While he sees that the city has nothing to offer to the indigenous black South African like Absolom Khumalo, Ndotsheni, where he is supposed to go to avoid a life of crime in Johannesburg, has nothing to offer. The maize there hardly reaches the height of a man.

Worse examples of apartheid are contained in books by Alex la Guma, himself a man of colour, but a member of marginalised groups in South Africa. Notable titles include A Walk in the Night and In the Fog of the Season’s End.

In the latter, the population has established an underground movement that is organising the overthrow of the apartheid regime.

The brutality manifested by the Afrikaaner policemen time and again is a reflection of the general ill treatment that the local population has to live with.

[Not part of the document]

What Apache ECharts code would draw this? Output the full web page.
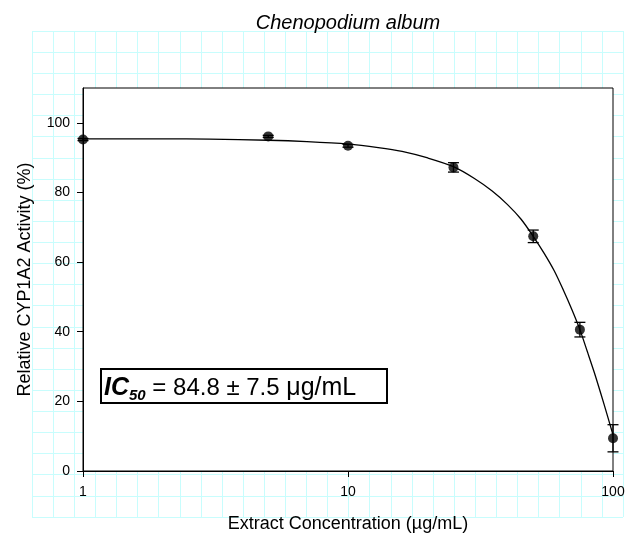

Playwrights like Athol Fugard and his colleagues used drama to show the various injustices of the apartheid regime. The pass laws, restrictions on inter-racial marriages are some of the concerns of Sizwe Bansi is Dead.

Just like elsewhere on the continent, the South African literary artists also find themselves grappling with complex political and social issues affecting their country at some point in their country’s history.

They, like Achebe and other writers from Africa, do not see the value of writing "art for art’s sake". For the literature is a reflection of society and as such should deal with the issues affecting their respective societies.

Struggles to deal with colonialism and establish more equitable systems come in as concerns of other writers. Zimbabwean poets like Chenjerai Hove (Up in Arms), Musaemura Zimunya and Mudereri Kadhani eds (And Now the Poets Speak) do make the struggle for freedom a prominent subject in their poetry anthologies.

However, the neo-colonial political, economic and social history of the continent variously becomes the concern in most writers in the post-colonial era. Writers like Kofi Awoonor, Ayi Kwei Armah (Ghana), Chinua Achebe, especially in No Longer at Ease, A Man of the People and Anthills of the Savannah, Senegalese Sembene Ousmane in The Last of the Empire among others, examine disillusionment with independence as a major concern. All hope for a better life for the generality of the population has been lost owing to rampant corruption, nepotism among other ills.

In a way, they remain committed to the historical experiences of their societies.

According to Ngugi wa Thiongo, the writer who ignores the social, economic and political realities of his community "is like the absurd man in the proverb who leaves his house burning in pursuit of a rat fleeing from the same flames".